Challenge: Images are not part of the copy; transcribe all the data exactly.

Dataset excerpt:
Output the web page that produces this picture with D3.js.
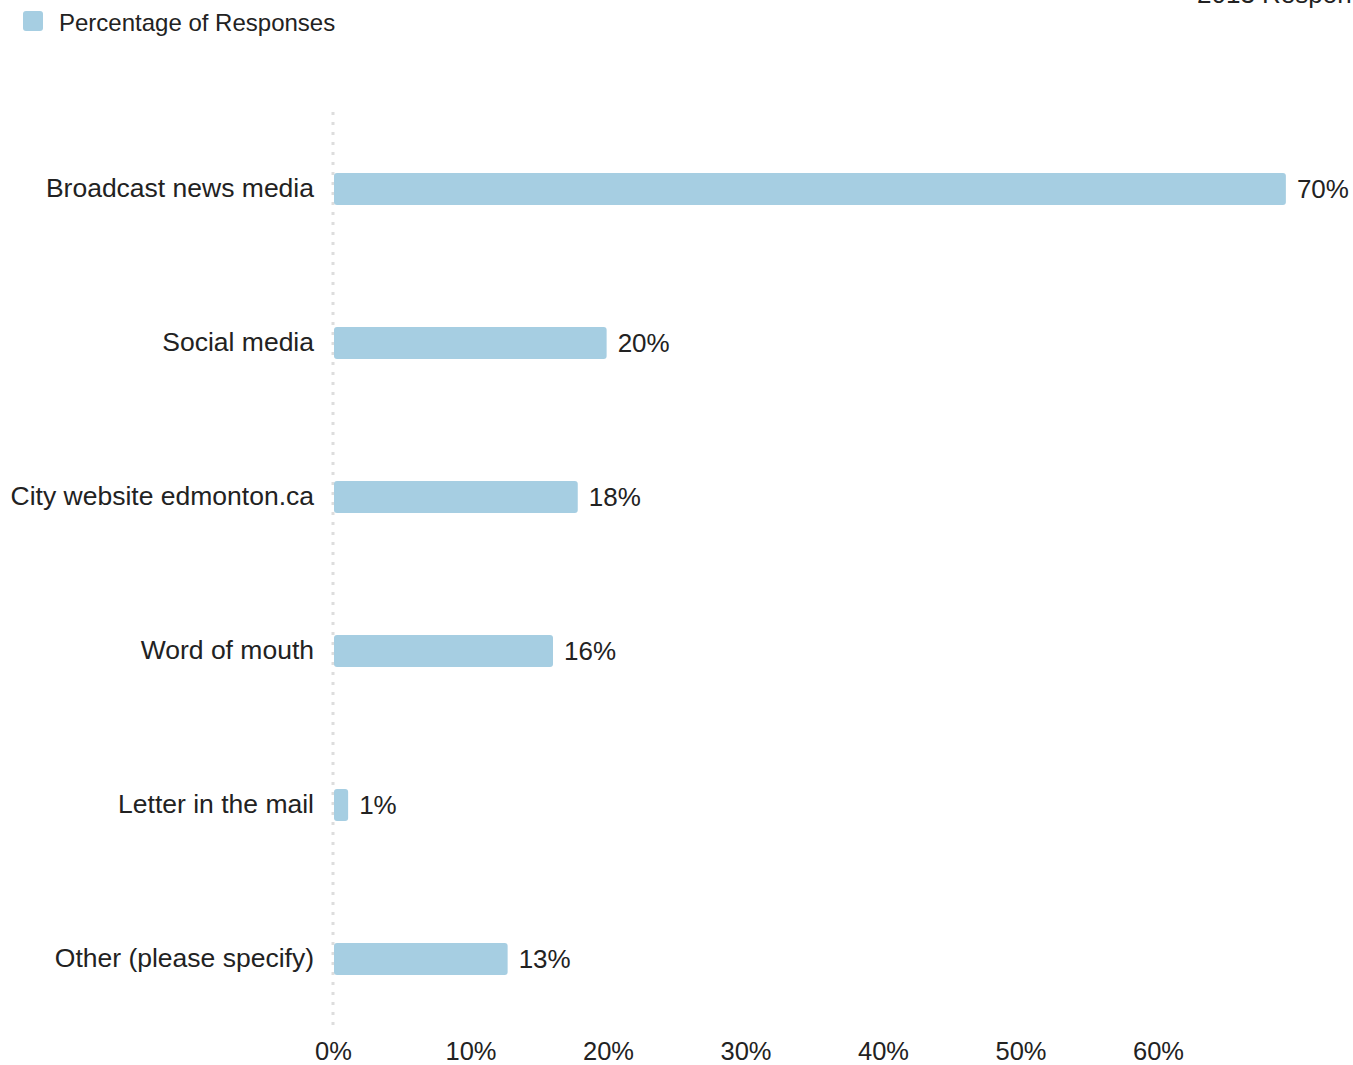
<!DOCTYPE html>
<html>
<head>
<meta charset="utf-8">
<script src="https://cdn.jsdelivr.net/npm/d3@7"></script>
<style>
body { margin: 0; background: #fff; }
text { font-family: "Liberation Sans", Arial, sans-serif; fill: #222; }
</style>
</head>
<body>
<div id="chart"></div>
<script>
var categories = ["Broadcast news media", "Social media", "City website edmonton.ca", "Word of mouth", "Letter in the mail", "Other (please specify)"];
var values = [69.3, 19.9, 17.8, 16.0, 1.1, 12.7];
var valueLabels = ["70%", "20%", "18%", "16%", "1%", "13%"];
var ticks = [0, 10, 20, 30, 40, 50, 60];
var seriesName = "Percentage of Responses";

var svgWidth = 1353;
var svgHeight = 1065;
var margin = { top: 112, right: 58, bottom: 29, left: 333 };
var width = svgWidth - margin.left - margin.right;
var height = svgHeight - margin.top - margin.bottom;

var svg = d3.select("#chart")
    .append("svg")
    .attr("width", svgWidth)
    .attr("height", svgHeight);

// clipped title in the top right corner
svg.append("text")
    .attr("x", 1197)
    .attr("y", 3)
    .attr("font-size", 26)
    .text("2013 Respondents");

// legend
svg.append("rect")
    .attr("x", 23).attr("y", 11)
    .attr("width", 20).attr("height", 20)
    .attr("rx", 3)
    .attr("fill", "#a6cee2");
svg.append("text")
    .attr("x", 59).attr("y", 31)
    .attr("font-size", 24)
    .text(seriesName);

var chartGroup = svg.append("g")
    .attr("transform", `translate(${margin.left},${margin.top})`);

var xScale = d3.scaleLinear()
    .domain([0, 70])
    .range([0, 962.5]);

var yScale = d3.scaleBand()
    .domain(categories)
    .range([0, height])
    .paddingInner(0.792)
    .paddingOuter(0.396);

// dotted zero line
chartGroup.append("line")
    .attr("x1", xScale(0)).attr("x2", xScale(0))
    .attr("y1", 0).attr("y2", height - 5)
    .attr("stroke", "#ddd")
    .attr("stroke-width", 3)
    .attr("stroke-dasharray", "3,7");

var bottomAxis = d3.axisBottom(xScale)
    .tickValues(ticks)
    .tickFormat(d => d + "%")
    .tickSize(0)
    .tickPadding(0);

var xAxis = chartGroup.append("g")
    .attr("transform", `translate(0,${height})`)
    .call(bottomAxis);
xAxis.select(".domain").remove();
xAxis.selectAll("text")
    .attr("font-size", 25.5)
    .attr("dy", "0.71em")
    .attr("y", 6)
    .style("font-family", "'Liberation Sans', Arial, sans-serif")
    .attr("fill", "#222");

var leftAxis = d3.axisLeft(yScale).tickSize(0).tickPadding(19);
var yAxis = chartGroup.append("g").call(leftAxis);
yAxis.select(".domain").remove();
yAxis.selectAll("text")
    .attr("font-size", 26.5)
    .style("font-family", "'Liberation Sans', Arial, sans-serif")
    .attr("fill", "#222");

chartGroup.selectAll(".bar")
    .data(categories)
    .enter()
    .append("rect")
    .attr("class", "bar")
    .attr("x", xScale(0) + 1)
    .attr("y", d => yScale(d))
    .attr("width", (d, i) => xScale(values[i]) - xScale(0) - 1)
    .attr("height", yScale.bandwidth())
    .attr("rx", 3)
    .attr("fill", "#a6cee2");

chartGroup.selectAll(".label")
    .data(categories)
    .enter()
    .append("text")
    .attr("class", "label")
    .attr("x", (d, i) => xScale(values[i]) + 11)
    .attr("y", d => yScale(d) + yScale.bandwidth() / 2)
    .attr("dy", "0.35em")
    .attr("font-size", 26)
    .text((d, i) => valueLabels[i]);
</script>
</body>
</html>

Task response:
Output the web page that produces this picture with D3.js.
<!DOCTYPE html>
<html>
<head>
<meta charset="utf-8">
<script src="https://cdn.jsdelivr.net/npm/d3@7"></script>
<style>
body { margin: 0; background: #fff; }
text { font-family: "Liberation Sans", Arial, sans-serif; fill: #222; }
</style>
</head>
<body>
<div id="chart"></div>
<script>
var categories = ["Broadcast news media", "Social media", "City website edmonton.ca", "Word of mouth", "Letter in the mail", "Other (please specify)"];
var values = [69.3, 19.9, 17.8, 16.0, 1.1, 12.7];
var valueLabels = ["70%", "20%", "18%", "16%", "1%", "13%"];
var ticks = [0, 10, 20, 30, 40, 50, 60];
var seriesName = "Percentage of Responses";

var svgWidth = 1353;
var svgHeight = 1065;
var margin = { top: 112, right: 58, bottom: 29, left: 333 };
var width = svgWidth - margin.left - margin.right;
var height = svgHeight - margin.top - margin.bottom;

var svg = d3.select("#chart")
    .append("svg")
    .attr("width", svgWidth)
    .attr("height", svgHeight);

// clipped title in the top right corner
svg.append("text")
    .attr("x", 1197)
    .attr("y", 3)
    .attr("font-size", 26)
    .text("2013 Respondents");

// legend
svg.append("rect")
    .attr("x", 23).attr("y", 11)
    .attr("width", 20).attr("height", 20)
    .attr("rx", 3)
    .attr("fill", "#a6cee2");
svg.append("text")
    .attr("x", 59).attr("y", 31)
    .attr("font-size", 24)
    .text(seriesName);

var chartGroup = svg.append("g")
    .attr("transform", `translate(${margin.left},${margin.top})`);

var xScale = d3.scaleLinear()
    .domain([0, 70])
    .range([0, 962.5]);

var yScale = d3.scaleBand()
    .domain(categories)
    .range([0, height])
    .paddingInner(0.792)
    .paddingOuter(0.396);

// dotted zero line
chartGroup.append("line")
    .attr("x1", xScale(0)).attr("x2", xScale(0))
    .attr("y1", 0).attr("y2", height - 5)
    .attr("stroke", "#ddd")
    .attr("stroke-width", 3)
    .attr("stroke-dasharray", "3,7");

var bottomAxis = d3.axisBottom(xScale)
    .tickValues(ticks)
    .tickFormat(d => d + "%")
    .tickSize(0)
    .tickPadding(0);

var xAxis = chartGroup.append("g")
    .attr("transform", `translate(0,${height})`)
    .call(bottomAxis);
xAxis.select(".domain").remove();
xAxis.selectAll("text")
    .attr("font-size", 25.5)
    .attr("dy", "0.71em")
    .attr("y", 6)
    .style("font-family", "'Liberation Sans', Arial, sans-serif")
    .attr("fill", "#222");

var leftAxis = d3.axisLeft(yScale).tickSize(0).tickPadding(19);
var yAxis = chartGroup.append("g").call(leftAxis);
yAxis.select(".domain").remove();
yAxis.selectAll("text")
    .attr("font-size", 26.5)
    .style("font-family", "'Liberation Sans', Arial, sans-serif")
    .attr("fill", "#222");

chartGroup.selectAll(".bar")
    .data(categories)
    .enter()
    .append("rect")
    .attr("class", "bar")
    .attr("x", xScale(0) + 1)
    .attr("y", d => yScale(d))
    .attr("width", (d, i) => xScale(values[i]) - xScale(0) - 1)
    .attr("height", yScale.bandwidth())
    .attr("rx", 3)
    .attr("fill", "#a6cee2");

chartGroup.selectAll(".label")
    .data(categories)
    .enter()
    .append("text")
    .attr("class", "label")
    .attr("x", (d, i) => xScale(values[i]) + 11)
    .attr("y", d => yScale(d) + yScale.bandwidth() / 2)
    .attr("dy", "0.35em")
    .attr("font-size", 26)
    .text((d, i) => valueLabels[i]);
</script>
</body>
</html>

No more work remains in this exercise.